TASK DETAILS ▸ Every record must appear in your copy exactly as written, with no pictures.

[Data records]
···
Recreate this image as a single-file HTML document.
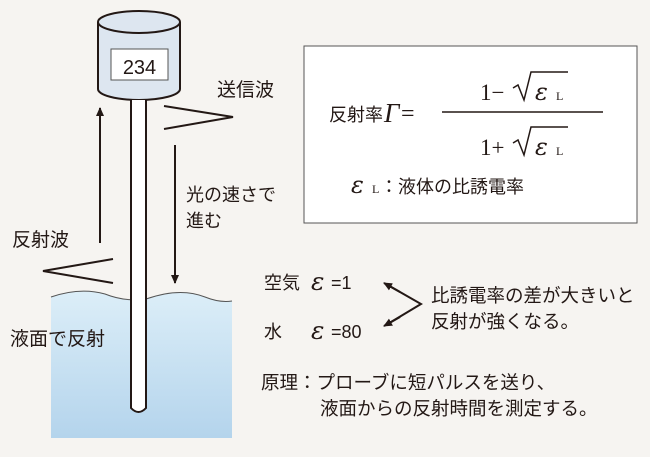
<!DOCTYPE html>
<html><head><meta charset="utf-8"><style>
body{margin:0;background:#f6f4f1;}
svg{display:block}
text{font-family:"Liberation Sans","Noto Sans CJK JP",sans-serif;fill:#231815}
.s{font-family:"Liberation Serif",serif}
.e{font-family:"DejaVu Serif",serif;font-style:italic}
</style></head><body>
<svg width="650" height="457" viewBox="0 0 650 457">
<defs>
<linearGradient id="w" x1="0" y1="0" x2="0" y2="1"><stop offset="0" stop-color="#dceef8"/><stop offset="1" stop-color="#b4d4ec"/></linearGradient>
<marker id="a" markerWidth="10" markerHeight="10" refX="8" refY="5" orient="auto" markerUnits="userSpaceOnUse"><path d="M0,1 L9,5 L0,9 Z" fill="#231815"/></marker>
</defs>
<path d="M51,297 Q80,287 105,294 Q125,302 146,299 Q180,287 205,297 Q220,303 232,301 L232,438 L51,438 Z" fill="url(#w)"/>
<path d="M51,297 Q80,287 105,294 Q125,302 146,299 Q180,287 205,297 Q220,303 232,301" fill="none" stroke="#555" stroke-width="1"/>
<path d="M98,22 L98,89 A41,11 0 0 0 180,89 L180,22" fill="#dde6f0" stroke="#231815" stroke-width="2"/>
<ellipse cx="139" cy="22" rx="41" ry="11" fill="#dde6f0" stroke="#231815" stroke-width="2"/>
<rect x="111" y="49" width="57" height="31" fill="#fff" stroke="#555" stroke-width="1"/>
<text x="139.5" y="74" font-size="20" text-anchor="middle">234</text>
<path d="M131,100 L131,408 Q138.5,416 146,408 L146,100" fill="#fff" stroke="#231815" stroke-width="2"/>
<line x1="100" y1="243" x2="100" y2="108" stroke="#231815" stroke-width="2" marker-end="url(#a)"/>
<line x1="175" y1="145" x2="175" y2="283" stroke="#231815" stroke-width="2" marker-end="url(#a)"/>
<polyline points="164,106 233,117 164,129" fill="none" stroke="#231815" stroke-width="2"/>
<polyline points="113,259 43,271 113,283" fill="none" stroke="#231815" stroke-width="2"/>
<text x="217" y="96" font-size="19">送信波</text>
<text x="186" y="201" font-size="18">光の速さで</text>
<text x="186" y="227" font-size="18">進む</text>
<text x="12" y="246" font-size="19">反射波</text>
<text x="10" y="345" font-size="19">液面で反射</text>
<rect x="304" y="46" width="333" height="177" fill="#fff" stroke="#555" stroke-width="1"/>
<text x="329" y="121" font-size="18">反射率</text>
<text x="384" y="122" font-size="27" font-style="italic" class="s">Γ</text>
<text x="401" y="121" font-size="24" class="s">=</text>
<line x1="442" y1="112" x2="603" y2="112" stroke="#231815" stroke-width="1.5"/>
<text x="480" y="100" font-size="23" class="s">1−</text>
<path d="M513,88 L518,85 L524,100 L531,72 L568,72" fill="none" stroke="#231815" stroke-width="1.5"/>
<text x="535" y="100" font-size="24" class="e">ε</text>
<text x="556" y="100" font-size="12" class="s">L</text>
<text x="480" y="155" font-size="23" class="s">1+</text>
<path d="M513,143 L518,140 L524,155 L531,127 L568,127" fill="none" stroke="#231815" stroke-width="1.5"/>
<text x="535" y="155" font-size="24" class="e">ε</text>
<text x="556" y="155" font-size="12" class="s">L</text>
<text x="351" y="193" font-size="24" class="e">ε</text>
<text x="372" y="193" font-size="12" class="s">L</text>
<text x="380" y="193" font-size="18">：液体の比誘電率</text>
<text x="264" y="289" font-size="18">空気</text>
<text x="311" y="290" font-size="25" class="e">ε</text>
<text x="331" y="289" font-size="18">=1</text>
<text x="264" y="338" font-size="18">水</text>
<text x="311" y="339" font-size="25" class="e">ε</text>
<text x="331" y="338" font-size="18">=80</text>
<polyline points="386,284 421,304 386,325" fill="none" stroke="#231815" stroke-width="2"/>
<line x1="400" y1="292" x2="384" y2="283" stroke="#231815" stroke-width="2" marker-end="url(#a)"/>
<line x1="400" y1="317" x2="384" y2="326" stroke="#231815" stroke-width="2" marker-end="url(#a)"/>
<text x="431" y="302" font-size="18.5">比誘電率の差が大きいと</text>
<text x="431" y="328" font-size="18.5">反射が強くなる。</text>
<text x="261" y="389" font-size="18.5">原理：プローブに短パルスを送り、</text>
<text x="320" y="415" font-size="18.5">液面からの反射時間を測定する。</text>
</svg>
</body></html>
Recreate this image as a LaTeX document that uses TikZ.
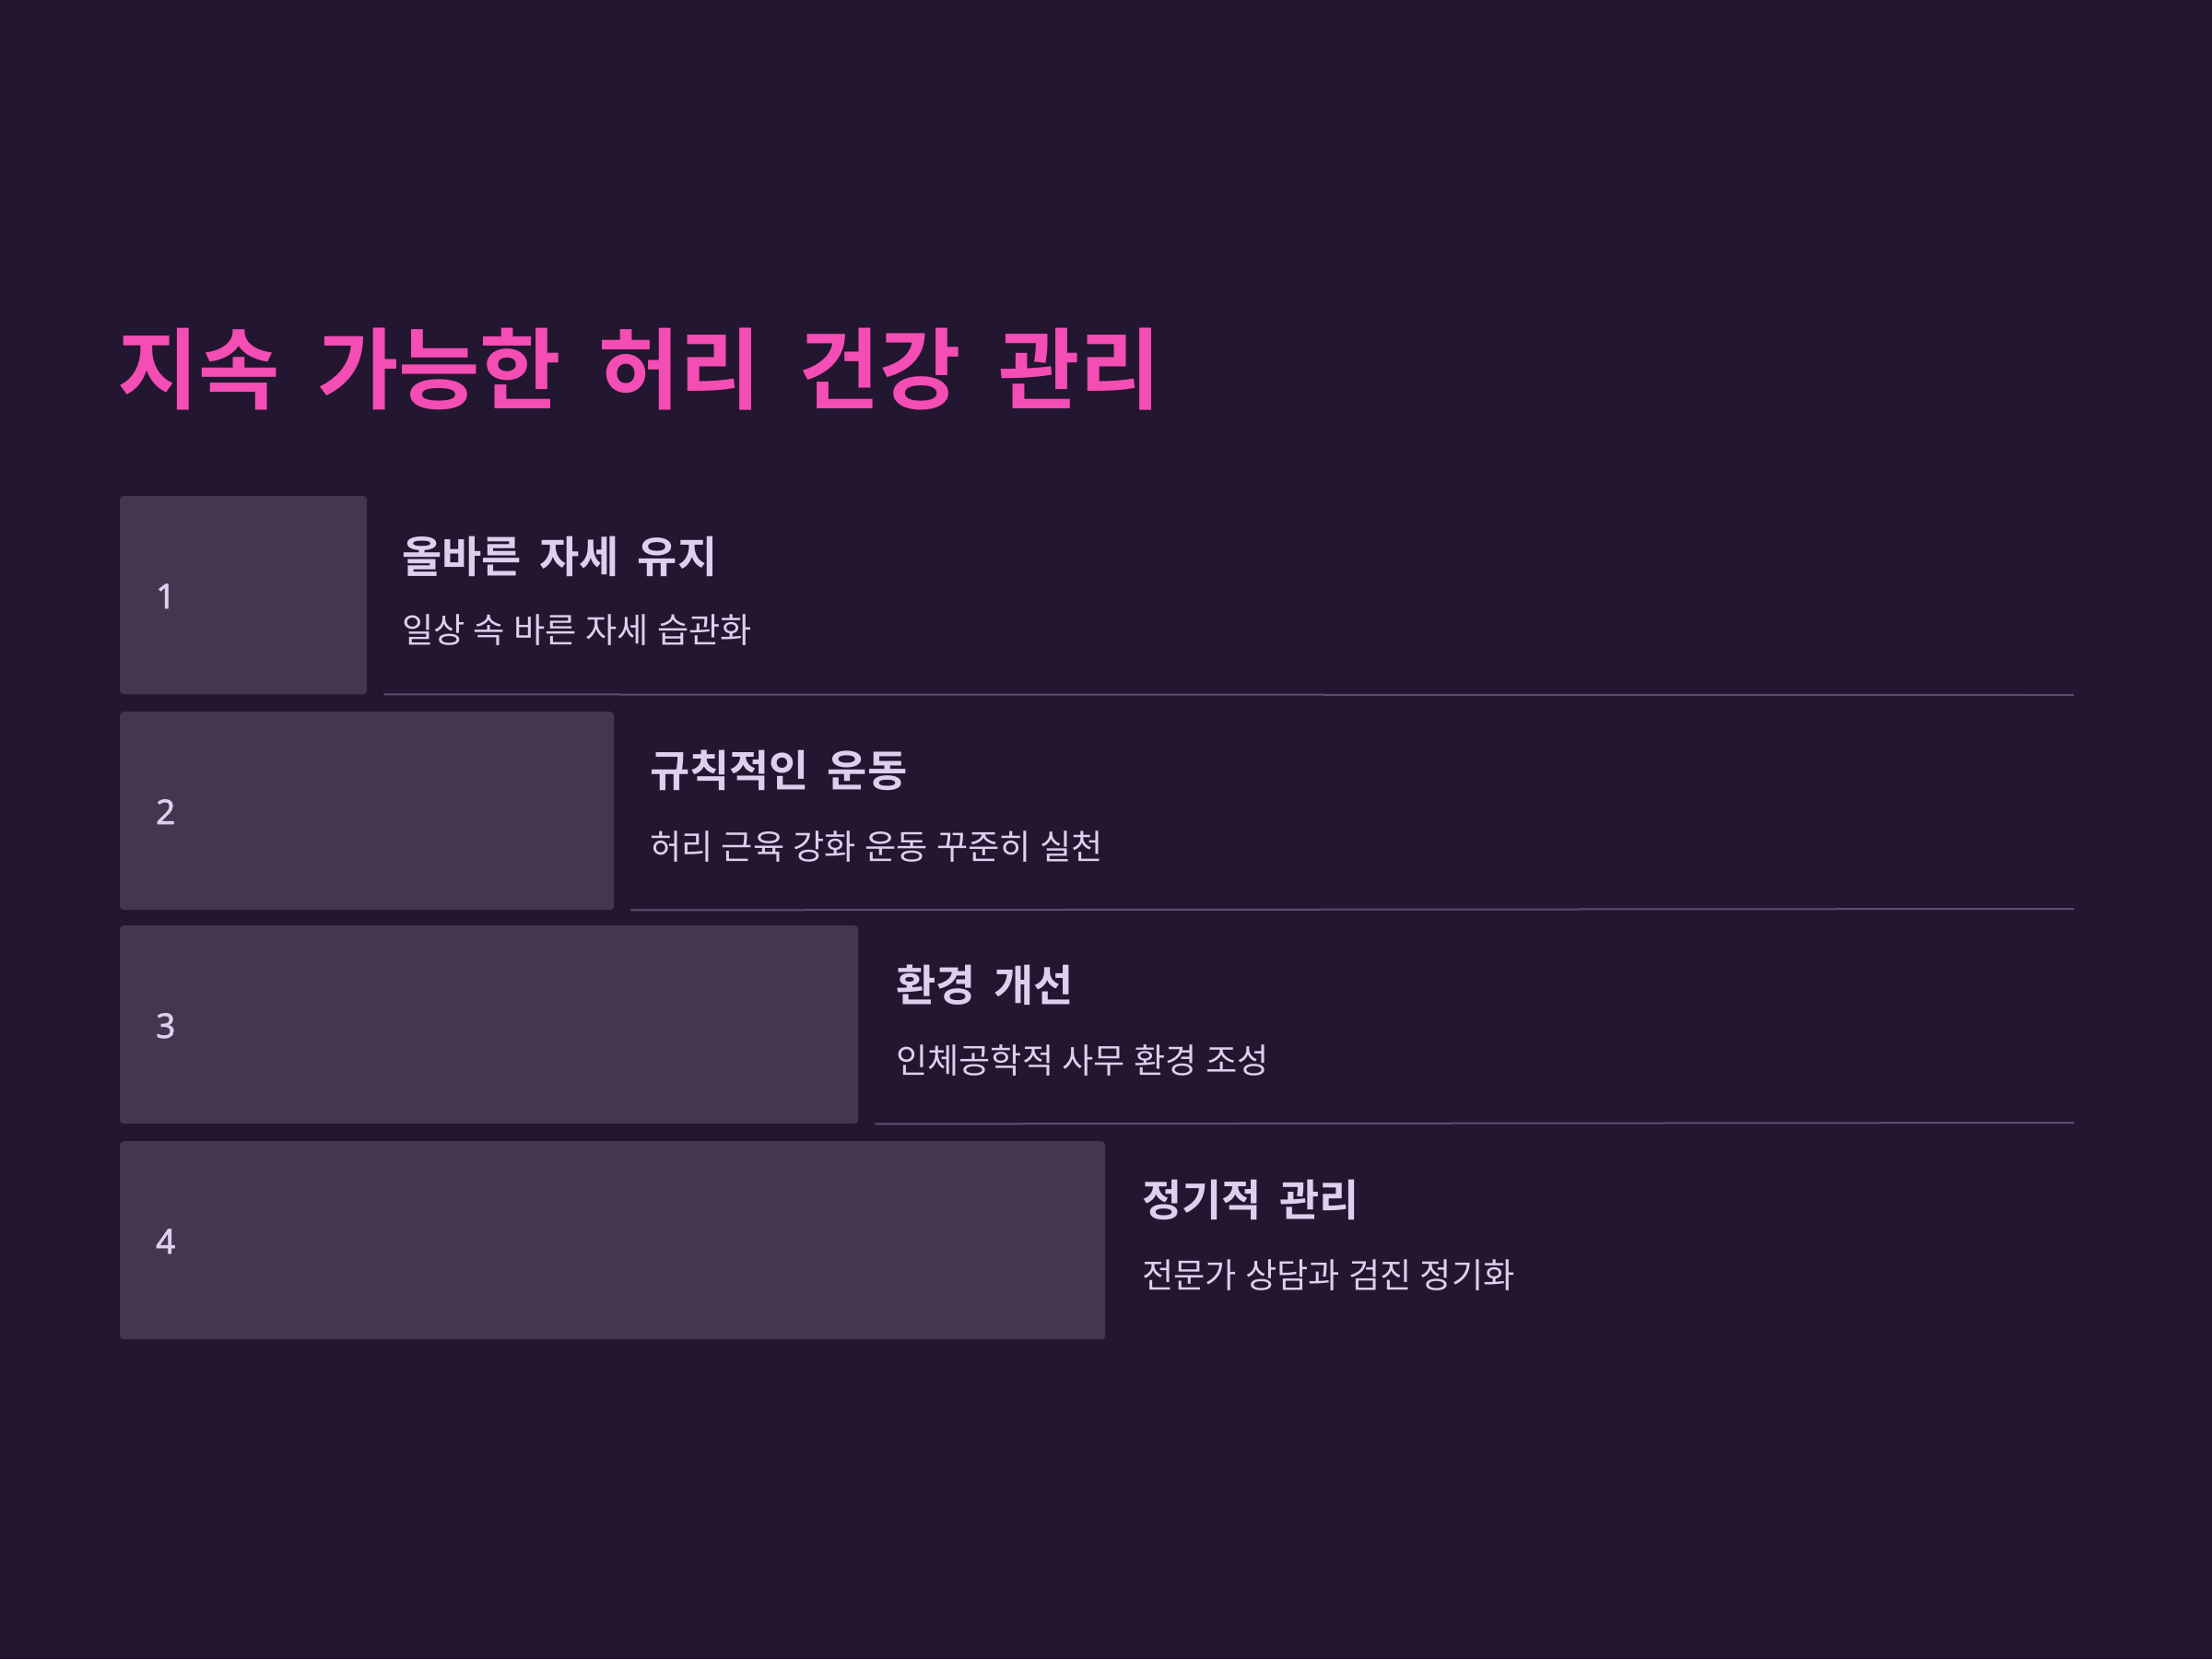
\documentclass[tikz,border=0pt]{standalone}
\usepackage{fontspec}
\newfontfamily\kr[WordSpace=1.12]{Noto Sans CJK KR}
\newfontfamily\krb[WordSpace=2.0]{Noto Sans CJK KR Bold}
\newfontfamily\krt[WordSpace=1.85]{Noto Sans CJK KR Bold}
\newfontfamily\numfont[FakeBold=1.5]{Noto Sans}
\definecolor{bgc}{HTML}{221630}
\definecolor{boxc}{HTML}{433650}
\definecolor{linec}{HTML}{5C4F6E}
\definecolor{titlec}{HTML}{F44DB3}
\definecolor{txtc}{HTML}{DCD0EC}
\tikzset{
  stepbox/.style={fill=boxc, rounded corners=4pt, inner sep=0pt, minimum height=215pt, anchor=north west},
  numtxt/.style={text=txtc, font=\numfont\fontsize{37}{40}\selectfont, anchor=base west, inner sep=0pt},
  headtxt/.style={text=txtc, font=\krb\fontsize{47}{50}\selectfont, anchor=base west, inner sep=0pt},
  subtxt/.style={text=txtc, font=\kr\fontsize{37.2}{40}\selectfont, anchor=base west, inner sep=0pt},
  titletxt/.style={text=titlec, font=\krt\fontsize{96}{100}\selectfont, anchor=base west, inner sep=0pt},
  sepline/.style={draw=linec, line width=2pt}
}
\begin{document}
\begin{tikzpicture}[x=1pt,y=-1pt]
\path[fill=bgc] (0,0) rectangle (2400,1800);
\useasboundingbox (0,0) rectangle (2400,1800);
\node[titletxt] (title) at (127,436) {지속 가능한 허리 건강 관리};
% boxes
\node[stepbox, minimum width=268pt] (b1) at (130,538) {};
\node[stepbox, minimum width=536pt] (b2) at (130,772) {};
\node[stepbox, minimum width=801pt] (b3) at (130,1004) {};
\node[stepbox, minimum width=1069pt] (b4) at (130,1238) {};
% numbers
\node[numtxt] (n1) at (169,660) {1};
\node[numtxt] (n2) at (169,894) {2};
\node[numtxt] (n3) at (169,1126) {3};
\node[numtxt] (n4) at (169,1360) {4};
% headings
\node[headtxt] (h1) at (436,621) {올바른 자세 유지};
\node[subtxt] (s1) at (436,697) {일상 속 바른 자세 습관화};
\node[headtxt] (h2) at (705,853) {규칙적인 운동};
\node[subtxt] (s2) at (705,932) {허리 근육 강화 운동 꾸준히 실천};
\node[headtxt] (h3) at (972,1086) {환경 개선};
\node[subtxt] (s3) at (972,1164) {인체공학적 사무 환경 조성};
\node[headtxt] (h4) at (1239,1319) {정기적 관리};
\node[subtxt] (s4) at (1239,1397) {전문가 상담과 검진 정기화};
% separators
\coordinate (e1) at (2250,754);
\coordinate (e2) at (2250,986);
\coordinate (e3) at (2250,1218);
\draw[sepline] ([xshift=18pt]b1.south east) -- (e1);
\draw[sepline] ([xshift=18pt]b2.south east) -- (e2);
\draw[sepline] ([xshift=18pt]b3.south east) -- (e3);
\end{tikzpicture}
\end{document}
···
EXERCISE OUTPUT ▸
Recreate this image as a single-file HTML document.
<!DOCTYPE html>
<html><head><meta charset="utf-8"><style>
body{margin:0;background:#f6f4f1;}
svg{display:block}
text{font-family:"Liberation Sans","Noto Sans CJK JP",sans-serif;fill:#231815}
.s{font-family:"Liberation Serif",serif}
.e{font-family:"DejaVu Serif",serif;font-style:italic}
</style></head><body>
<svg width="650" height="457" viewBox="0 0 650 457">
<defs>
<linearGradient id="w" x1="0" y1="0" x2="0" y2="1"><stop offset="0" stop-color="#dceef8"/><stop offset="1" stop-color="#b4d4ec"/></linearGradient>
<marker id="a" markerWidth="10" markerHeight="10" refX="8" refY="5" orient="auto" markerUnits="userSpaceOnUse"><path d="M0,1 L9,5 L0,9 Z" fill="#231815"/></marker>
</defs>
<path d="M51,297 Q80,287 105,294 Q125,302 146,299 Q180,287 205,297 Q220,303 232,301 L232,438 L51,438 Z" fill="url(#w)"/>
<path d="M51,297 Q80,287 105,294 Q125,302 146,299 Q180,287 205,297 Q220,303 232,301" fill="none" stroke="#555" stroke-width="1"/>
<path d="M98,22 L98,89 A41,11 0 0 0 180,89 L180,22" fill="#dde6f0" stroke="#231815" stroke-width="2"/>
<ellipse cx="139" cy="22" rx="41" ry="11" fill="#dde6f0" stroke="#231815" stroke-width="2"/>
<rect x="111" y="49" width="57" height="31" fill="#fff" stroke="#555" stroke-width="1"/>
<text x="139.5" y="74" font-size="20" text-anchor="middle">234</text>
<path d="M131,100 L131,408 Q138.5,416 146,408 L146,100" fill="#fff" stroke="#231815" stroke-width="2"/>
<line x1="100" y1="243" x2="100" y2="108" stroke="#231815" stroke-width="2" marker-end="url(#a)"/>
<line x1="175" y1="145" x2="175" y2="283" stroke="#231815" stroke-width="2" marker-end="url(#a)"/>
<polyline points="164,106 233,117 164,129" fill="none" stroke="#231815" stroke-width="2"/>
<polyline points="113,259 43,271 113,283" fill="none" stroke="#231815" stroke-width="2"/>
<text x="217" y="96" font-size="19">送信波</text>
<text x="186" y="201" font-size="18">光の速さで</text>
<text x="186" y="227" font-size="18">進む</text>
<text x="12" y="246" font-size="19">反射波</text>
<text x="10" y="345" font-size="19">液面で反射</text>
<rect x="304" y="46" width="333" height="177" fill="#fff" stroke="#555" stroke-width="1"/>
<text x="329" y="121" font-size="18">反射率</text>
<text x="384" y="122" font-size="27" font-style="italic" class="s">Γ</text>
<text x="401" y="121" font-size="24" class="s">=</text>
<line x1="442" y1="112" x2="603" y2="112" stroke="#231815" stroke-width="1.5"/>
<text x="480" y="100" font-size="23" class="s">1−</text>
<path d="M513,88 L518,85 L524,100 L531,72 L568,72" fill="none" stroke="#231815" stroke-width="1.5"/>
<text x="535" y="100" font-size="24" class="e">ε</text>
<text x="556" y="100" font-size="12" class="s">L</text>
<text x="480" y="155" font-size="23" class="s">1+</text>
<path d="M513,143 L518,140 L524,155 L531,127 L568,127" fill="none" stroke="#231815" stroke-width="1.5"/>
<text x="535" y="155" font-size="24" class="e">ε</text>
<text x="556" y="155" font-size="12" class="s">L</text>
<text x="351" y="193" font-size="24" class="e">ε</text>
<text x="372" y="193" font-size="12" class="s">L</text>
<text x="380" y="193" font-size="18">：液体の比誘電率</text>
<text x="264" y="289" font-size="18">空気</text>
<text x="311" y="290" font-size="25" class="e">ε</text>
<text x="331" y="289" font-size="18">=1</text>
<text x="264" y="338" font-size="18">水</text>
<text x="311" y="339" font-size="25" class="e">ε</text>
<text x="331" y="338" font-size="18">=80</text>
<polyline points="386,284 421,304 386,325" fill="none" stroke="#231815" stroke-width="2"/>
<line x1="400" y1="292" x2="384" y2="283" stroke="#231815" stroke-width="2" marker-end="url(#a)"/>
<line x1="400" y1="317" x2="384" y2="326" stroke="#231815" stroke-width="2" marker-end="url(#a)"/>
<text x="431" y="302" font-size="18.5">比誘電率の差が大きいと</text>
<text x="431" y="328" font-size="18.5">反射が強くなる。</text>
<text x="261" y="389" font-size="18.5">原理：プローブに短パルスを送り、</text>
<text x="320" y="415" font-size="18.5">液面からの反射時間を測定する。</text>
</svg>
</body></html>
Recreate this image as a LaTeX document that uses TikZ.
\documentclass[tikz,border=0pt]{standalone}
\usepackage{fontspec}
\newfontfamily\kr[WordSpace=1.12]{Noto Sans CJK KR}
\newfontfamily\krb[WordSpace=2.0]{Noto Sans CJK KR Bold}
\newfontfamily\krt[WordSpace=1.85]{Noto Sans CJK KR Bold}
\newfontfamily\numfont[FakeBold=1.5]{Noto Sans}
\definecolor{bgc}{HTML}{221630}
\definecolor{boxc}{HTML}{433650}
\definecolor{linec}{HTML}{5C4F6E}
\definecolor{titlec}{HTML}{F44DB3}
\definecolor{txtc}{HTML}{DCD0EC}
\tikzset{
  stepbox/.style={fill=boxc, rounded corners=4pt, inner sep=0pt, minimum height=215pt, anchor=north west},
  numtxt/.style={text=txtc, font=\numfont\fontsize{37}{40}\selectfont, anchor=base west, inner sep=0pt},
  headtxt/.style={text=txtc, font=\krb\fontsize{47}{50}\selectfont, anchor=base west, inner sep=0pt},
  subtxt/.style={text=txtc, font=\kr\fontsize{37.2}{40}\selectfont, anchor=base west, inner sep=0pt},
  titletxt/.style={text=titlec, font=\krt\fontsize{96}{100}\selectfont, anchor=base west, inner sep=0pt},
  sepline/.style={draw=linec, line width=2pt}
}
\begin{document}
\begin{tikzpicture}[x=1pt,y=-1pt]
\path[fill=bgc] (0,0) rectangle (2400,1800);
\useasboundingbox (0,0) rectangle (2400,1800);
\node[titletxt] (title) at (127,436) {지속 가능한 허리 건강 관리};
% boxes
\node[stepbox, minimum width=268pt] (b1) at (130,538) {};
\node[stepbox, minimum width=536pt] (b2) at (130,772) {};
\node[stepbox, minimum width=801pt] (b3) at (130,1004) {};
\node[stepbox, minimum width=1069pt] (b4) at (130,1238) {};
% numbers
\node[numtxt] (n1) at (169,660) {1};
\node[numtxt] (n2) at (169,894) {2};
\node[numtxt] (n3) at (169,1126) {3};
\node[numtxt] (n4) at (169,1360) {4};
% headings
\node[headtxt] (h1) at (436,621) {올바른 자세 유지};
\node[subtxt] (s1) at (436,697) {일상 속 바른 자세 습관화};
\node[headtxt] (h2) at (705,853) {규칙적인 운동};
\node[subtxt] (s2) at (705,932) {허리 근육 강화 운동 꾸준히 실천};
\node[headtxt] (h3) at (972,1086) {환경 개선};
\node[subtxt] (s3) at (972,1164) {인체공학적 사무 환경 조성};
\node[headtxt] (h4) at (1239,1319) {정기적 관리};
\node[subtxt] (s4) at (1239,1397) {전문가 상담과 검진 정기화};
% separators
\coordinate (e1) at (2250,754);
\coordinate (e2) at (2250,986);
\coordinate (e3) at (2250,1218);
\draw[sepline] ([xshift=18pt]b1.south east) -- (e1);
\draw[sepline] ([xshift=18pt]b2.south east) -- (e2);
\draw[sepline] ([xshift=18pt]b3.south east) -- (e3);
\end{tikzpicture}
\end{document}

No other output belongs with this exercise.